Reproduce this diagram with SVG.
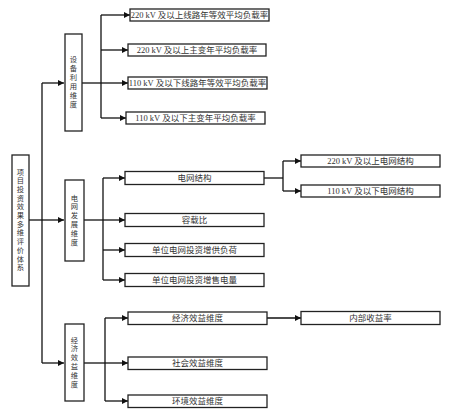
<svg xmlns="http://www.w3.org/2000/svg" width="450" height="414" viewBox="0 0 450 414">
<style>
.box{fill:#fff;stroke:#222;stroke-width:1.3}
.ln{fill:none;stroke:#111;stroke-width:1.3}
.t{font-family:"Liberation Serif","Noto Sans CJK SC",serif;font-size:8.5px;fill:#333;text-anchor:middle;dominant-baseline:central}
.v{font-size:7.3px}
</style>
<defs>
<marker id="ah" viewBox="0 0 10 10" refX="10" refY="5" markerWidth="6" markerHeight="6" markerUnits="userSpaceOnUse" orient="auto">
<path d="M0,0 L10,5 L0,10 z" fill="#111"/>
</marker>
</defs>
<rect width="450" height="414" fill="#fff"/>
<g id="connectors">
<path class="ln" d="M29,220 H42"/>
<path class="ln" d="M42,83 V363"/>
<path class="ln" d="M42,83 H64" marker-end="url(#ah)"/>
<path class="ln" d="M42,220 H64" marker-end="url(#ah)"/>
<path class="ln" d="M42,363 H64" marker-end="url(#ah)"/>
<path class="ln" d="M82,83 H101"/>
<path class="ln" d="M101,15 V118"/>
<path class="ln" d="M101,15 H130" marker-end="url(#ah)"/>
<path class="ln" d="M101,50 H128" marker-end="url(#ah)"/>
<path class="ln" d="M101,83 H128" marker-end="url(#ah)"/>
<path class="ln" d="M101,118 H126" marker-end="url(#ah)"/>
<path class="ln" d="M84,220 H103"/>
<path class="ln" d="M103,178 V280"/>
<path class="ln" d="M103,178 H125" marker-end="url(#ah)"/>
<path class="ln" d="M103,220 H125" marker-end="url(#ah)"/>
<path class="ln" d="M103,250 H125" marker-end="url(#ah)"/>
<path class="ln" d="M103,280 H125" marker-end="url(#ah)"/>
<path class="ln" d="M264,178 H283"/>
<path class="ln" d="M283,161 V191"/>
<path class="ln" d="M283,161 H301" marker-end="url(#ah)"/>
<path class="ln" d="M283,191 H301" marker-end="url(#ah)"/>
<path class="ln" d="M84,363 H105"/>
<path class="ln" d="M105,318 V401"/>
<path class="ln" d="M105,318 H128" marker-end="url(#ah)"/>
<path class="ln" d="M105,363 H128" marker-end="url(#ah)"/>
<path class="ln" d="M105,401 H128" marker-end="url(#ah)"/>
<path class="ln" d="M267,318 H301" marker-end="url(#ah)"/>
</g>
<g id="root">
<rect class="box" x="12" y="155" width="17" height="131"/>
<text class="t v" x="20.5 20.5 20.5 20.5 20.5 20.5 20.5 20.5 20.5 20.5 20.5 20.5" y="172 180.7 189.4 198.1 206.8 215.5 224.2 232.9 241.6 250.3 259 267.7">项目投资效果多维评价体系</text>
</g>
<g id="dim1">
<rect class="box" x="65" y="34" width="17" height="97"/>
<text class="t v" x="73.5 73.5 73.5 73.5 73.5 73.5" y="59 68 77 86 95 104">设备利用维度</text>
</g>
<g id="dim2">
<rect class="box" x="65" y="180" width="19" height="81"/>
<text class="t v" x="74.5 74.5 74.5 74.5 74.5 74.5" y="198 206.8 215.6 224.4 233.2 242">电网发展维度</text>
</g>
<g id="dim3">
<rect class="box" x="65" y="324" width="19" height="77"/>
<text class="t v" x="74.5 74.5 74.5 74.5 74.5 74.5" y="340 348.8 357.6 366.4 375.2 384">经济效益维度</text>
</g>
<g id="n11">
<rect class="box" x="130" y="9" width="139" height="12"/>
<text class="t" x="199.5" y="15">220 kV 及以上线路年等效平均负载率</text>
</g>
<g id="n12">
<rect class="box" x="128" y="44" width="138" height="12"/>
<text class="t" x="197" y="50">220 kV 及以上主变年平均负载率</text>
</g>
<g id="n13">
<rect class="box" x="128" y="77" width="139" height="12"/>
<text class="t" x="197.5" y="83">110 kV 及以下线路年等效平均负载率</text>
</g>
<g id="n14">
<rect class="box" x="126" y="112" width="139" height="12"/>
<text class="t" x="195.5" y="118">110 kV 及以下主变年平均负载率</text>
</g>
<g id="n21">
<rect class="box" x="125" y="171.5" width="139" height="13"/>
<text class="t" x="194.5" y="178">电网结构</text>
</g>
<g id="n22">
<rect class="box" x="125" y="213.5" width="139" height="13"/>
<text class="t" x="194.5" y="220">容载比</text>
</g>
<g id="n23">
<rect class="box" x="125" y="243.5" width="139" height="13"/>
<text class="t" x="194.5" y="250">单位电网投资增供负荷</text>
</g>
<g id="n24">
<rect class="box" x="125" y="273.5" width="139" height="13"/>
<text class="t" x="194.5" y="280">单位电网投资增售电量</text>
</g>
<g id="n211">
<rect class="box" x="301" y="155" width="139" height="12"/>
<text class="t" x="370.5" y="161">220 kV 及以上电网结构</text>
</g>
<g id="n212">
<rect class="box" x="301" y="185" width="139" height="12"/>
<text class="t" x="370.5" y="191">110 kV 及以下电网结构</text>
</g>
<g id="n31">
<rect class="box" x="128" y="312" width="139" height="12.5"/>
<text class="t" x="197.5" y="318">经济效益维度</text>
</g>
<g id="n32">
<rect class="box" x="128" y="357" width="139" height="12.5"/>
<text class="t" x="197.5" y="363">社会效益维度</text>
</g>
<g id="n33">
<rect class="box" x="128" y="395" width="139" height="12.5"/>
<text class="t" x="197.5" y="401">环境效益维度</text>
</g>
<g id="n311">
<rect class="box" x="301" y="311.5" width="139" height="13"/>
<text class="t" x="370.5" y="318">内部收益率</text>
</g>
</svg>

* * * *

## EXERCISE DETAILS
Print out the material word for word, omitting the pictures.

## REPLY
Reproduce this diagram with SVG.
<svg xmlns="http://www.w3.org/2000/svg" width="450" height="414" viewBox="0 0 450 414">
<style>
.box{fill:#fff;stroke:#222;stroke-width:1.3}
.ln{fill:none;stroke:#111;stroke-width:1.3}
.t{font-family:"Liberation Serif","Noto Sans CJK SC",serif;font-size:8.5px;fill:#333;text-anchor:middle;dominant-baseline:central}
.v{font-size:7.3px}
</style>
<defs>
<marker id="ah" viewBox="0 0 10 10" refX="10" refY="5" markerWidth="6" markerHeight="6" markerUnits="userSpaceOnUse" orient="auto">
<path d="M0,0 L10,5 L0,10 z" fill="#111"/>
</marker>
</defs>
<rect width="450" height="414" fill="#fff"/>
<g id="connectors">
<path class="ln" d="M29,220 H42"/>
<path class="ln" d="M42,83 V363"/>
<path class="ln" d="M42,83 H64" marker-end="url(#ah)"/>
<path class="ln" d="M42,220 H64" marker-end="url(#ah)"/>
<path class="ln" d="M42,363 H64" marker-end="url(#ah)"/>
<path class="ln" d="M82,83 H101"/>
<path class="ln" d="M101,15 V118"/>
<path class="ln" d="M101,15 H130" marker-end="url(#ah)"/>
<path class="ln" d="M101,50 H128" marker-end="url(#ah)"/>
<path class="ln" d="M101,83 H128" marker-end="url(#ah)"/>
<path class="ln" d="M101,118 H126" marker-end="url(#ah)"/>
<path class="ln" d="M84,220 H103"/>
<path class="ln" d="M103,178 V280"/>
<path class="ln" d="M103,178 H125" marker-end="url(#ah)"/>
<path class="ln" d="M103,220 H125" marker-end="url(#ah)"/>
<path class="ln" d="M103,250 H125" marker-end="url(#ah)"/>
<path class="ln" d="M103,280 H125" marker-end="url(#ah)"/>
<path class="ln" d="M264,178 H283"/>
<path class="ln" d="M283,161 V191"/>
<path class="ln" d="M283,161 H301" marker-end="url(#ah)"/>
<path class="ln" d="M283,191 H301" marker-end="url(#ah)"/>
<path class="ln" d="M84,363 H105"/>
<path class="ln" d="M105,318 V401"/>
<path class="ln" d="M105,318 H128" marker-end="url(#ah)"/>
<path class="ln" d="M105,363 H128" marker-end="url(#ah)"/>
<path class="ln" d="M105,401 H128" marker-end="url(#ah)"/>
<path class="ln" d="M267,318 H301" marker-end="url(#ah)"/>
</g>
<g id="root">
<rect class="box" x="12" y="155" width="17" height="131"/>
<text class="t v" x="20.5 20.5 20.5 20.5 20.5 20.5 20.5 20.5 20.5 20.5 20.5 20.5" y="172 180.7 189.4 198.1 206.8 215.5 224.2 232.9 241.6 250.3 259 267.7">项目投资效果多维评价体系</text>
</g>
<g id="dim1">
<rect class="box" x="65" y="34" width="17" height="97"/>
<text class="t v" x="73.5 73.5 73.5 73.5 73.5 73.5" y="59 68 77 86 95 104">设备利用维度</text>
</g>
<g id="dim2">
<rect class="box" x="65" y="180" width="19" height="81"/>
<text class="t v" x="74.5 74.5 74.5 74.5 74.5 74.5" y="198 206.8 215.6 224.4 233.2 242">电网发展维度</text>
</g>
<g id="dim3">
<rect class="box" x="65" y="324" width="19" height="77"/>
<text class="t v" x="74.5 74.5 74.5 74.5 74.5 74.5" y="340 348.8 357.6 366.4 375.2 384">经济效益维度</text>
</g>
<g id="n11">
<rect class="box" x="130" y="9" width="139" height="12"/>
<text class="t" x="199.5" y="15">220 kV 及以上线路年等效平均负载率</text>
</g>
<g id="n12">
<rect class="box" x="128" y="44" width="138" height="12"/>
<text class="t" x="197" y="50">220 kV 及以上主变年平均负载率</text>
</g>
<g id="n13">
<rect class="box" x="128" y="77" width="139" height="12"/>
<text class="t" x="197.5" y="83">110 kV 及以下线路年等效平均负载率</text>
</g>
<g id="n14">
<rect class="box" x="126" y="112" width="139" height="12"/>
<text class="t" x="195.5" y="118">110 kV 及以下主变年平均负载率</text>
</g>
<g id="n21">
<rect class="box" x="125" y="171.5" width="139" height="13"/>
<text class="t" x="194.5" y="178">电网结构</text>
</g>
<g id="n22">
<rect class="box" x="125" y="213.5" width="139" height="13"/>
<text class="t" x="194.5" y="220">容载比</text>
</g>
<g id="n23">
<rect class="box" x="125" y="243.5" width="139" height="13"/>
<text class="t" x="194.5" y="250">单位电网投资增供负荷</text>
</g>
<g id="n24">
<rect class="box" x="125" y="273.5" width="139" height="13"/>
<text class="t" x="194.5" y="280">单位电网投资增售电量</text>
</g>
<g id="n211">
<rect class="box" x="301" y="155" width="139" height="12"/>
<text class="t" x="370.5" y="161">220 kV 及以上电网结构</text>
</g>
<g id="n212">
<rect class="box" x="301" y="185" width="139" height="12"/>
<text class="t" x="370.5" y="191">110 kV 及以下电网结构</text>
</g>
<g id="n31">
<rect class="box" x="128" y="312" width="139" height="12.5"/>
<text class="t" x="197.5" y="318">经济效益维度</text>
</g>
<g id="n32">
<rect class="box" x="128" y="357" width="139" height="12.5"/>
<text class="t" x="197.5" y="363">社会效益维度</text>
</g>
<g id="n33">
<rect class="box" x="128" y="395" width="139" height="12.5"/>
<text class="t" x="197.5" y="401">环境效益维度</text>
</g>
<g id="n311">
<rect class="box" x="301" y="311.5" width="139" height="13"/>
<text class="t" x="370.5" y="318">内部收益率</text>
</g>
</svg>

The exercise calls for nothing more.